Best wishes with the counselling.

Jacko777
Blue Voices Member
Blue Voices Member

Hi Nene,

Paul makes some good points Nene, maybe this grief has to run its' course. Try hard to focus on the moment, what can you do right now to divert your attention? You have done what you can to try and right the wrongs, now it's time to look to the future, do something in this moment that will shape where you are headed. I don't doubt that this is a difficult time for you however you have learnt much about your self, you have grown, this is a positive if you can take the lesson on board and move forward.

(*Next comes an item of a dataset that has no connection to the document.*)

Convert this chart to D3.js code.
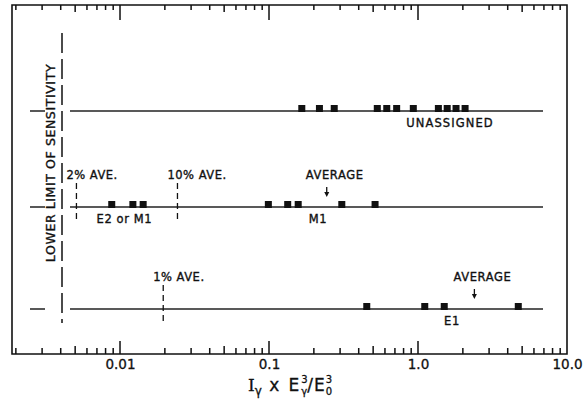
<!DOCTYPE html>
<html>
<head>
<meta charset="utf-8">
<script src="https://cdn.jsdelivr.net/npm/d3@7"></script>
<style>
  body { margin: 0; background: #fff; }
  text { font-family: "DejaVu Sans", sans-serif; fill: #111; }
</style>
</head>
<body>
<svg id="chart"></svg>
<script>
// datos
const rows = ["UNASSIGNED", "M1", "E1"];
const unassignedValues = [0.166, 0.218, 0.274, 0.533, 0.617, 0.719, 0.93, 1.37, 1.57, 1.80, 2.07];
const m1Values = [0.0088, 0.0122, 0.0143, 0.099, 0.1335, 0.157, 0.308, 0.515];
const e1Values = [0.453, 1.11, 1.50, 4.71];
const averages = [
  { row: "M1", value: 0.244 },
  { row: "E1", value: 2.39 }
];
const percentAverages = [
  { row: "M1", value: 0.0051, label: "2% AVE." },
  { row: "M1", value: 0.0243, label: "10% AVE." },
  { row: "E1", value: 0.0195, label: "1% AVE." }
];
const rowLabels = [
  { row: "UNASSIGNED", value: 1.64, label: "UNASSIGNED" },
  { row: "M1", value: 0.0107, label: "E2 or M1" },
  { row: "M1", value: 0.213, label: "M1" },
  { row: "E1", value: 1.69, label: "E1" }
];
const majorTicks = [0.01, 0.1, 1, 10];
const tickLabels = ["0.01", "0.1", "1.0", "10.0"];

// configuracion
const chartW = 586, chartH = 400;
const frameLeft = 12, frameRight = 567, frameTop = 5, frameBottom = 354;

const svg = d3.select("#chart").attr("width", chartW).attr("height", chartH);

const x = d3.scaleLog().domain([0.001884, 10]).range([frameLeft, frameRight]);
const y = d3.scaleOrdinal().domain(rows).range([111, 207, 309]);

const points = [
  ...unassignedValues.map(v => ({ row: "UNASSIGNED", value: v })),
  ...m1Values.map(v => ({ row: "M1", value: v })),
  ...e1Values.map(v => ({ row: "E1", value: v }))
];

// marcas del eje como un solo path (arriba y abajo)
const allTicks = x.ticks(40).filter(t => t > x.domain()[0] && t < 10);
const isFive = t => Math.round(t / Math.pow(10, Math.floor(Math.log10(t) + 1e-9))) === 5;
const tickLen = t => majorTicks.some(m => Math.abs(m - t) < 1e-9) ? [13, 15] : isFive(t) ? [8, 7] : [6, 5];
let tickPath = "";
allTicks.forEach(t => {
  const px = x(t), [lb, lt] = tickLen(t);
  tickPath += `M${px},${frameBottom}V${frameBottom - lb}M${px},${frameTop}V${frameTop + lt}`;
});
svg.append("path")
  .attr("d", tickPath)
  .attr("fill", "none").attr("stroke", "#111").attr("stroke-width", 1.5);

// marco
svg.append("path")
  .attr("d", `M${frameLeft},${frameTop}H${frameRight}V${frameBottom}H${frameLeft}Z`)
  .attr("fill", "none").attr("stroke", "#111").attr("stroke-width", 1.6);

// eje x: etiquetas
const xAxis = svg.append("g")
  .attr("transform", `translate(0,${frameBottom})`)
  .call(d3.axisBottom(x).tickValues(majorTicks).tickSize(0).tickPadding(5)
    .tickFormat((d, i) => tickLabels[i]));
xAxis.select(".domain").remove();
xAxis.selectAll("text").attr("font-size", 13.5).attr("fill", "#111")
  .attr("font-family", "DejaVu Sans").attr("stroke", "#111").attr("stroke-width", 0.3);

// titulo eje x
const title = svg.append("text")
  .attr("x", 290).attr("y", 391)
  .attr("text-anchor", "middle")
  .attr("font-size", 17)
  .attr("stroke", "#111").attr("stroke-width", 0.3);
title.append("tspan").attr("font-family", "DejaVu Serif").text("I");
title.append("tspan").attr("font-size", 12).attr("dy", 4).text("γ");
title.append("tspan").attr("dy", -4).attr("letter-spacing", 2).text(" x E");
title.append("tspan").attr("font-size", 10).attr("dy", -8).text("3");
title.append("tspan").attr("font-size", 10).attr("dx", -6.4).attr("dy", 12).text("γ");
title.append("tspan").attr("dy", -4).attr("letter-spacing", 1).text("/E");
title.append("tspan").attr("font-size", 10).attr("dy", -8).text("3");
title.append("tspan").attr("font-size", 10).attr("dx", -6.4).attr("dy", 12).text("0");

// limite inferior de sensibilidad
svg.append("line")
  .attr("x1", 62).attr("x2", 62).attr("y1", 33).attr("y2", 323)
  .attr("stroke", "#111").attr("stroke-width", 1.5)
  .attr("stroke-dasharray", "20,6");
svg.append("text")
  .attr("transform", "translate(55,163) rotate(-90)")
  .attr("text-anchor", "middle")
  .attr("font-size", 12.5)
  .attr("letter-spacing", 0.6)
  .attr("stroke", "#111").attr("stroke-width", 0.35)
  .text("LOWER LIMIT OF SENSITIVITY");

svg.selectAll(".stub")
  .data(rows).enter().append("line")
  .attr("class", "stub")
  .attr("x1", 30).attr("x2", 45)
  .attr("y1", d => y(d)).attr("y2", d => y(d))
  .attr("stroke", "#111").attr("stroke-width", 1.4);

// lineas de filas
svg.selectAll(".row-line")
  .data(rows).enter().append("line")
  .attr("class", "row-line")
  .attr("x1", 70).attr("x2", 543)
  .attr("y1", d => y(d)).attr("y2", d => y(d))
  .attr("stroke", "#222").attr("stroke-width", 1.3);

// lineas de promedio porcentual
svg.selectAll(".pct")
  .data(percentAverages).enter().append("line")
  .attr("class", "pct")
  .attr("x1", d => x(d.value)).attr("x2", d => x(d.value))
  .attr("y1", d => y(d.row) - 24).attr("y2", d => y(d.row) + 16)
  .attr("stroke", "#111").attr("stroke-width", 1.3)
  .attr("stroke-dasharray", "6,4");
svg.selectAll(".pct-label")
  .data(percentAverages).enter().append("text")
  .attr("class", "pct-label")
  .attr("x", d => x(d.value) - 10)
  .attr("y", d => y(d.row) - 28)
  .attr("font-size", 11.5).attr("letter-spacing", 0.5)
  .attr("stroke", "#111").attr("stroke-width", 0.35)
  .text(d => d.label);

// cuadrados
const s = 7;
svg.selectAll(".pt")
  .data(points).enter().append("rect")
  .attr("class", "pt")
  .attr("x", d => x(d.value) - s / 2)
  .attr("y", d => y(d.row) - s + 1)
  .attr("width", s).attr("height", s)
  .attr("fill", "#111");

// flechas de promedio
svg.selectAll(".avg-line")
  .data(averages).enter().append("line")
  .attr("class", "avg-line")
  .attr("x1", d => x(d.value)).attr("x2", d => x(d.value))
  .attr("y1", d => y(d.row) - 20).attr("y2", d => y(d.row) - 14)
  .attr("stroke", "#111").attr("stroke-width", 1.3);
svg.selectAll(".avg-head")
  .data(averages).enter().append("path")
  .attr("class", "avg-head")
  .attr("d", d => {
    const cx = x(d.value), ty = y(d.row) - 10;
    return `M${cx - 2.5},${ty - 5}L${cx + 2.5},${ty - 5}L${cx},${ty}Z`;
  })
  .attr("fill", "#111");
svg.selectAll(".avg-label")
  .data(averages).enter().append("text")
  .attr("class", "avg-label")
  .attr("x", d => x(d.value) + 8)
  .attr("y", d => y(d.row) - 28)
  .attr("text-anchor", "middle")
  .attr("font-size", 11.5).attr("letter-spacing", 0.6)
  .attr("stroke", "#111").attr("stroke-width", 0.35)
  .text("AVERAGE");

// etiquetas de filas
svg.selectAll(".row-label")
  .data(rowLabels).enter().append("text")
  .attr("class", "row-label")
  .attr("x", d => x(d.value))
  .attr("y", d => y(d.row) + 16)
  .attr("text-anchor", "middle")
  .attr("font-size", 11.5).attr("letter-spacing", d => d.row === "UNASSIGNED" ? 1.1 : 0.6)
  .attr("stroke", "#111").attr("stroke-width", 0.35)
  .text(d => d.label);
</script>
</body>
</html>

It takes practice to stop negative unwanted thoughts but you can certainly do it. I practice putting unwanted thoughts in a pigeon hole in my mind, I tell my self that I am being positive and I will not deal with this negative thought right now, I pigeon hole it for a later appropriate time. It's like meditating, just keep pulling your self up and switch to a positive thought/action and with practice it becomes more natural.

So most important Nene is what you can now divert your attention to. Perhaps it is time to examine your passions and ambitions, write them down, make some new goals for your self, bring it back to some small steps you can take today. Then whenever you have negative thoughts and you can pull your self up you can divert your attention to these goals, the things you have decided are important, give it your best shot.

All the best mate, hugs to you.

Jack

 

Nene
Community Member
Thank you Pipsy, Jack and Paul. I can't begin to tell you how much your replies have helped me.